§ Goal of the exercise:
Find each line with the word "page" and say how many there are, nothing else.

§ Data to process:
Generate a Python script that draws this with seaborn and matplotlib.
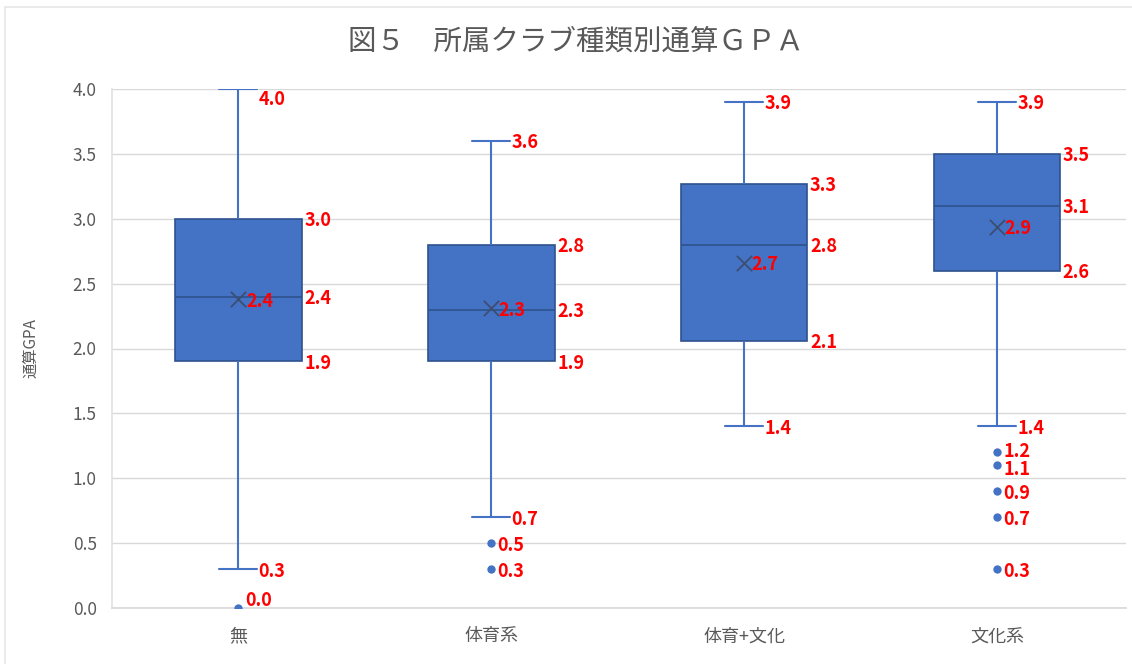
* * *
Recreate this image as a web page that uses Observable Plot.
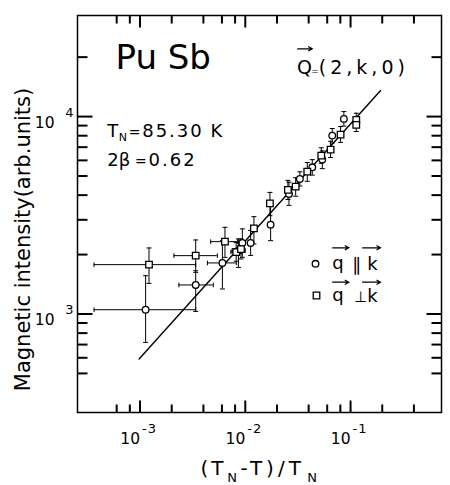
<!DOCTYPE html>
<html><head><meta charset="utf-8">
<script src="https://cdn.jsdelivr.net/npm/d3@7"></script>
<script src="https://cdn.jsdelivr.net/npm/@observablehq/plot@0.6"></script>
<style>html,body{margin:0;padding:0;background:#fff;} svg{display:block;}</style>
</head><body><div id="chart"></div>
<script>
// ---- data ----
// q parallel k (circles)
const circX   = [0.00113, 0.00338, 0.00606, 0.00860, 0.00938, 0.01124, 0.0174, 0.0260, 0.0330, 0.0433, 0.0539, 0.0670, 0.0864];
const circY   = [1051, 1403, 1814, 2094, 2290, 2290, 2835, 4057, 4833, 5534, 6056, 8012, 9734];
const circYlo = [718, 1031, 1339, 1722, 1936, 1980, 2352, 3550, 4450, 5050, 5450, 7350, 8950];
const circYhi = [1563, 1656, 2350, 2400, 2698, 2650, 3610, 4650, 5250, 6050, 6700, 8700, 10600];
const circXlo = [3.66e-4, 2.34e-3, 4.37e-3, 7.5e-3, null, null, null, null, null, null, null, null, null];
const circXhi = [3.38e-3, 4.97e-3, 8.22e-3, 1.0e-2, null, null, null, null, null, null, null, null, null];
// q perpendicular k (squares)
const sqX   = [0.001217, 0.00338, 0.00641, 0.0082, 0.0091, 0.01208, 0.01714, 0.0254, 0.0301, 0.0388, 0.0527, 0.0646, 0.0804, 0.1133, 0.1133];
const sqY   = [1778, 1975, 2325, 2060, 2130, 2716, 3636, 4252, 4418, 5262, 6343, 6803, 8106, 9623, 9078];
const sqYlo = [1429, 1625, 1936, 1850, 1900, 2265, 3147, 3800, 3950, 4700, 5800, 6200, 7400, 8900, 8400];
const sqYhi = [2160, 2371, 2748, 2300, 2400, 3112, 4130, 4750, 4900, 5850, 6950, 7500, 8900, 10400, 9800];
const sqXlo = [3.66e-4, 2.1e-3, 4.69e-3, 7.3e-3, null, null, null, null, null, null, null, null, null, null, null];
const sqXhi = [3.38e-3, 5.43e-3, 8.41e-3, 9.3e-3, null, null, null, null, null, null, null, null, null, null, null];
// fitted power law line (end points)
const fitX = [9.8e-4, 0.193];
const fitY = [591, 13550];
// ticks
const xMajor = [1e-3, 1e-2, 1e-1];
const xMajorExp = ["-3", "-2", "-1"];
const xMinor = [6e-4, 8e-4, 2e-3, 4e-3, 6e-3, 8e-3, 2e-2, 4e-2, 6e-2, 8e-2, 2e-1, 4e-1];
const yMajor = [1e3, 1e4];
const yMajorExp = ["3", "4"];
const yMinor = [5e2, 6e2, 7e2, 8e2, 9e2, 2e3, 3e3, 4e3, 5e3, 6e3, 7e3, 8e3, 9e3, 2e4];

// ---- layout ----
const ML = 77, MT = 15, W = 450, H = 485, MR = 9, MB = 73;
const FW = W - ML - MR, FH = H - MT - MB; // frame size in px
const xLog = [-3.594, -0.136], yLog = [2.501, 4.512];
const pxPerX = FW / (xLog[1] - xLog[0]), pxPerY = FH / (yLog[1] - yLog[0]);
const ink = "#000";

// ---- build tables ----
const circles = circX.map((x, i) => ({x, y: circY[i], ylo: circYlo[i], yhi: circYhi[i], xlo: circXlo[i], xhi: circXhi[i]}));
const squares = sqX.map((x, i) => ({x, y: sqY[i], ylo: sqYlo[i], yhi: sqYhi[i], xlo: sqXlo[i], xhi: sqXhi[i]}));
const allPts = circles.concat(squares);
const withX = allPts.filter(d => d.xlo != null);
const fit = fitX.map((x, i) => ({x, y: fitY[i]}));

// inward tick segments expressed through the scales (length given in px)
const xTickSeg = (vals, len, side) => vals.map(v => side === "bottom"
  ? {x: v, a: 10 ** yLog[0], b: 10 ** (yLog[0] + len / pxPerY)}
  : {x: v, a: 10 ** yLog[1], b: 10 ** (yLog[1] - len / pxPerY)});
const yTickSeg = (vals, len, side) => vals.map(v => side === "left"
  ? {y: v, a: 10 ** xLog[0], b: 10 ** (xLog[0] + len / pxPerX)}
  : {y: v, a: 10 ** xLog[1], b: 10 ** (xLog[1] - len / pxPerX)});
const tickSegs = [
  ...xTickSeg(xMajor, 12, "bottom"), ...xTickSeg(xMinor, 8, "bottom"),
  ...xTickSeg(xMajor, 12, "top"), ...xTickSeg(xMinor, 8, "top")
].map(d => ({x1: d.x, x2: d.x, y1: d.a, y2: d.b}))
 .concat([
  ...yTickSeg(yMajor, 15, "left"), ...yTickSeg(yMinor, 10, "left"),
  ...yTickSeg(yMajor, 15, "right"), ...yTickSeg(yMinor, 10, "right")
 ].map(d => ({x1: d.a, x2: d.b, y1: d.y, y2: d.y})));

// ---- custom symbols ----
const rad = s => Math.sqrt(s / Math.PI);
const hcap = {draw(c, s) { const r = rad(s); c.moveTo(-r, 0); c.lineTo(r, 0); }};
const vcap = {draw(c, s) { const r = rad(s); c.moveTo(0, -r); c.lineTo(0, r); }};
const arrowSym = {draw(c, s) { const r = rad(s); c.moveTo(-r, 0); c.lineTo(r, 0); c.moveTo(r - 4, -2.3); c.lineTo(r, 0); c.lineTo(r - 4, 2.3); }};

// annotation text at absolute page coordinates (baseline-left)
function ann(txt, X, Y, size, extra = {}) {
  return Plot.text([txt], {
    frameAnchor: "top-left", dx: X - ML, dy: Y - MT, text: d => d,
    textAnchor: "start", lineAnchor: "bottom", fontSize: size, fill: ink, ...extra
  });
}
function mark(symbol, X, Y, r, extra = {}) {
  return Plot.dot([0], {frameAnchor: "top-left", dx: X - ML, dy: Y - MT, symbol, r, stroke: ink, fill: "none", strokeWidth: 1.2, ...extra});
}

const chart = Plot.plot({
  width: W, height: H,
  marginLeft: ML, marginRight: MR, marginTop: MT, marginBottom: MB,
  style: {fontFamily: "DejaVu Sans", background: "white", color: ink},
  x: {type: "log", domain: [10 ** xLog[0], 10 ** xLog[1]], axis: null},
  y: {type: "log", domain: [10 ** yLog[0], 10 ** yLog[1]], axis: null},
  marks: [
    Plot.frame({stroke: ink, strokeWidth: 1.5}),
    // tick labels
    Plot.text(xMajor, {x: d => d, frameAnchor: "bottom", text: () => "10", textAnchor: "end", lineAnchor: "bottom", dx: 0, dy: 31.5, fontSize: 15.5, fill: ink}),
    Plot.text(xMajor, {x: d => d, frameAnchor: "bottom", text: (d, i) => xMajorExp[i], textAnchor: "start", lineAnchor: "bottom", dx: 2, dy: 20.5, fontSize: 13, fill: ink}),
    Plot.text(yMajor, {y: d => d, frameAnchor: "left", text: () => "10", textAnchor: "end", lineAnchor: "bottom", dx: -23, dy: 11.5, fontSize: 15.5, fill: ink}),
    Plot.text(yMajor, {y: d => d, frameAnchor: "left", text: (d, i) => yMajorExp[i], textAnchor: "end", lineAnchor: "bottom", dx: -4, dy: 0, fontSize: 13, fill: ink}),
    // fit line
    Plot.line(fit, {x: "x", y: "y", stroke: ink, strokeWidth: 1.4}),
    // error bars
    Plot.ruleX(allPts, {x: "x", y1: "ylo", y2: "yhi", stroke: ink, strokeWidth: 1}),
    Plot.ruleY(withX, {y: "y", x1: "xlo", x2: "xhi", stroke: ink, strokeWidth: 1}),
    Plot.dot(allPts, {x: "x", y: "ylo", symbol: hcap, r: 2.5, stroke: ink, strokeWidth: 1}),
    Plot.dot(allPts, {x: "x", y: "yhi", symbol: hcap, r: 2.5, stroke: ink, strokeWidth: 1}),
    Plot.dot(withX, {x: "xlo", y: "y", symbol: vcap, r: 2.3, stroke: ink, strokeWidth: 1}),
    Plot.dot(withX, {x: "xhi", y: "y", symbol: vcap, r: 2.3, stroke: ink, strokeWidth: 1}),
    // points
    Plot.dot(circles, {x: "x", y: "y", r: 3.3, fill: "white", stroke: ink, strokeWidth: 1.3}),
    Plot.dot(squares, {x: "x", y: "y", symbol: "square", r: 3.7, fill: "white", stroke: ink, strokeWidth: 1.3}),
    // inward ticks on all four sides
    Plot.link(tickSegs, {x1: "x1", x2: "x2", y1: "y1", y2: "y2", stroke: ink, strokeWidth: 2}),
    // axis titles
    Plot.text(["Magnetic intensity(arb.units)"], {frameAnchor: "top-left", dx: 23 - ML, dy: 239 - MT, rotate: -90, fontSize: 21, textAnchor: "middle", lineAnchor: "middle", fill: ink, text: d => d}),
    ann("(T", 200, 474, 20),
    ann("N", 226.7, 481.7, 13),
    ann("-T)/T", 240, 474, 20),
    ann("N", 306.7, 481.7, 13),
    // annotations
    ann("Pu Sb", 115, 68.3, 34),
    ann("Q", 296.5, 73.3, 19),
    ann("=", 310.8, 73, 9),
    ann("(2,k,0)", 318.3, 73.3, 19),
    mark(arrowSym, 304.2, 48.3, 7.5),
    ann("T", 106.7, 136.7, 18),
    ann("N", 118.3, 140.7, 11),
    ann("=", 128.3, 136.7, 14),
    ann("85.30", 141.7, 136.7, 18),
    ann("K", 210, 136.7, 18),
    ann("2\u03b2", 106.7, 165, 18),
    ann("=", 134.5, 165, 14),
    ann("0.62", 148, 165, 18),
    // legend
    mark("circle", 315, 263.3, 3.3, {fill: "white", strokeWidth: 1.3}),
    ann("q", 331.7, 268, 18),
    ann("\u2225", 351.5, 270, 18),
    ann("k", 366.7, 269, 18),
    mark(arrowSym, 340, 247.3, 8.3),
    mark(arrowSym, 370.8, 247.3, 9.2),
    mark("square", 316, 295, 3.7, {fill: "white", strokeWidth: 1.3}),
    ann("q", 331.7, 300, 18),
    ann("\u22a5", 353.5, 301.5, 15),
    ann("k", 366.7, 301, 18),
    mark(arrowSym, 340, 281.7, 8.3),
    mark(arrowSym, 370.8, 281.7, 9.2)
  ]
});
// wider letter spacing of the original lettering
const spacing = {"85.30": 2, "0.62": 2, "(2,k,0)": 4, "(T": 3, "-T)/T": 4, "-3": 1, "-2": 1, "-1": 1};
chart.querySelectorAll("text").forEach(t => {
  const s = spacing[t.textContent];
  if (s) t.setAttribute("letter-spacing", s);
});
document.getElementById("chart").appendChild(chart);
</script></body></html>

§ Written response:
2